--- Source material ---
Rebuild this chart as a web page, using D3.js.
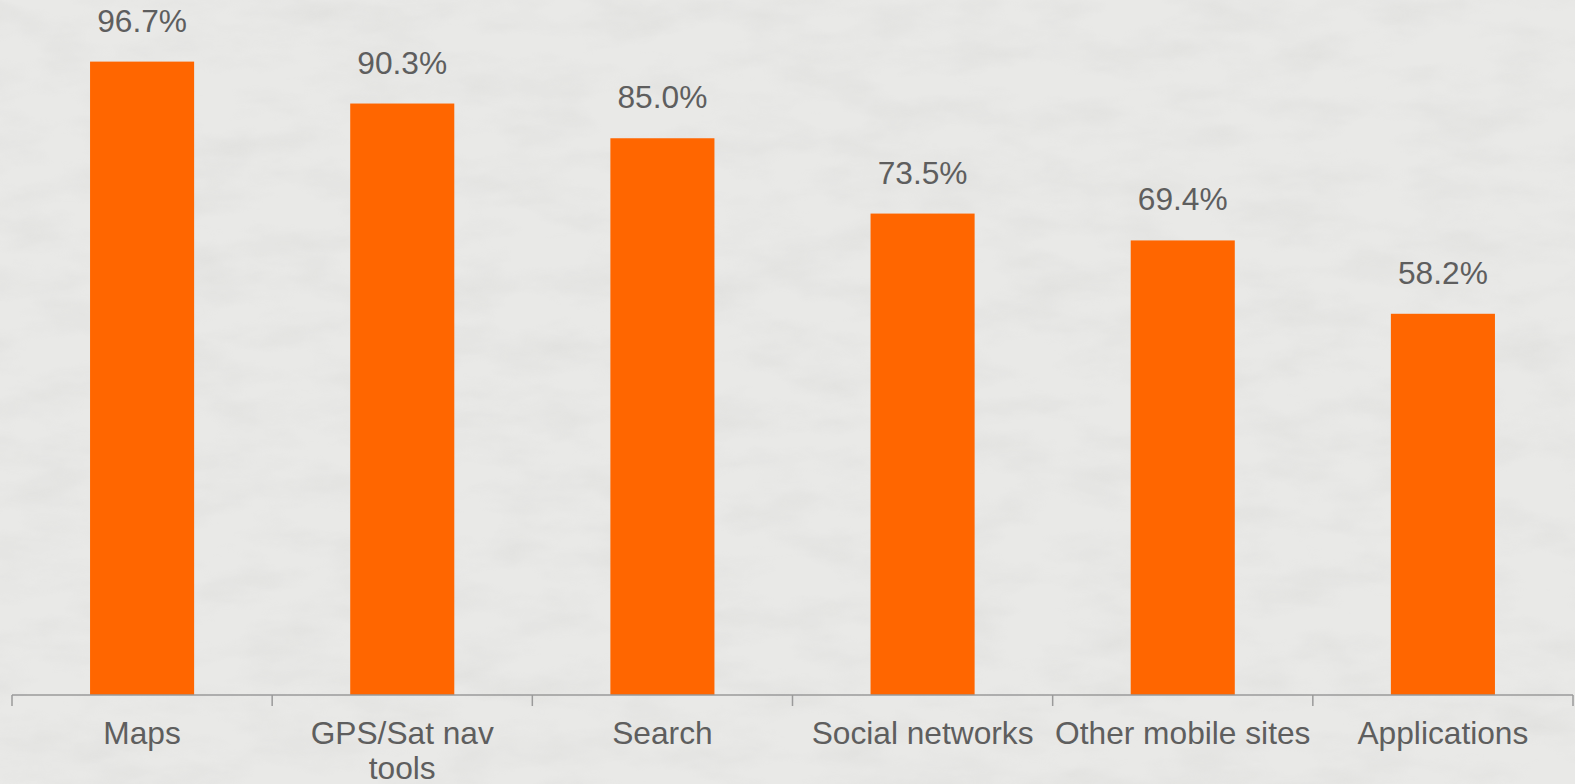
<!DOCTYPE html>
<html lang="en">
<head>
    <meta charset="UTF-8" />
    <title>Mobile usage bar chart</title>
    <script src="https://d3js.org/d3.v7.min.js"></script>
    <style>
        html, body {
            margin: 0;
            padding: 0;
            background: #e8e8e6;
            overflow: hidden;
        }
        text {
            font-family: "Liberation Sans", Arial, sans-serif;
            fill: #5e5e5e;
        }
    </style>
</head>
<body>
    <svg id="chart"></svg>

    <script>
        // data
        const categories = ["Maps", "GPS/Sat nav\ntools", "Search", "Social networks", "Other mobile sites", "Applications"];
        const values = [96.7, 90.3, 85.0, 73.5, 69.4, 58.2];

        const width = 1575;
        const height = 784;
        const axisY = 695;

        const svg = d3.select("#chart")
            .attr("width", width)
            .attr("height", height);

        // concrete-ish background texture
        const defs = svg.append("defs");
        const filter = defs.append("filter")
            .attr("id", "grain")
            .attr("x", 0).attr("y", 0)
            .attr("width", "100%").attr("height", "100%");
        filter.append("feTurbulence")
            .attr("type", "fractalNoise")
            .attr("baseFrequency", "0.012 0.03")
            .attr("numOctaves", 4)
            .attr("seed", 7);
        filter.append("feColorMatrix")
            .attr("type", "matrix")
            .attr("values", "0 0 0 0 0.55  0 0 0 0 0.55  0 0 0 0 0.54  0 0 0 -0.9 0.55");

        svg.append("rect")
            .attr("width", width)
            .attr("height", height)
            .attr("fill", "#e9e9e7");
        svg.append("rect")
            .attr("width", width)
            .attr("height", height)
            .attr("filter", "url(#grain)")
            .attr("opacity", 0.4);

        const x = d3.scaleBand()
            .domain(categories)
            .range([12, 1573])
            .paddingInner(0.6)
            .paddingOuter(0.3);

        const y = d3.scaleLinear()
            .domain([0, 100])
            .range([axisY, 40]);

        // bars
        svg.append("g")
            .selectAll("rect")
            .data(values)
            .join("rect")
            .attr("x", (d, i) => x(categories[i]))
            .attr("y", d => y(d))
            .attr("width", x.bandwidth())
            .attr("height", d => axisY - y(d))
            .attr("fill", "#ff6600");

        // value labels
        svg.append("g")
            .selectAll("text")
            .data(values)
            .join("text")
            .attr("x", (d, i) => x(categories[i]) + x.bandwidth() / 2)
            .attr("y", d => y(d) - 30)
            .attr("text-anchor", "middle")
            .style("font-size", "31.7px")
            .text(d => d.toFixed(1) + "%");

        // x axis: baseline with ticks on band boundaries
        const boundaries = d3.range(categories.length + 1).map(i => 12 + i * (1561 / categories.length));
        const axis = svg.append("g");
        axis.append("line")
            .attr("x1", 12).attr("x2", 1573)
            .attr("y1", axisY).attr("y2", axisY)
            .attr("stroke", "#9a9a9a")
            .attr("stroke-width", 1.5);
        axis.selectAll(".tick")
            .data(boundaries)
            .join("line")
            .attr("class", "tick")
            .attr("x1", d => d).attr("x2", d => d)
            .attr("y1", axisY).attr("y2", axisY + 11)
            .attr("stroke", "#9a9a9a")
            .attr("stroke-width", 1.5);

        // category labels
        const labels = axis.selectAll(".cat")
            .data(categories)
            .join("text")
            .attr("class", "cat")
            .attr("text-anchor", "middle")
            .attr("x", d => x(d) + x.bandwidth() / 2)
            .attr("y", axisY + 49)
            .style("font-size", "31.7px");
        labels.each(function (d) {
            const t = d3.select(this);
            d.split("\n").forEach((line, i) => {
                t.append("tspan")
                    .attr("x", t.attr("x"))
                    .attr("dy", i === 0 ? 0 : 35)
                    .text(line);
            });
        });
    </script>
</body>
</html>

--- What is expected ---
From the data above, copy each line where the string "chart" appears.

--- Response ---
Rebuild this chart as a web page, using D3.js.
    <title>Mobile usage bar chart</title>
    <svg id="chart"></svg>
        const svg = d3.select("#chart")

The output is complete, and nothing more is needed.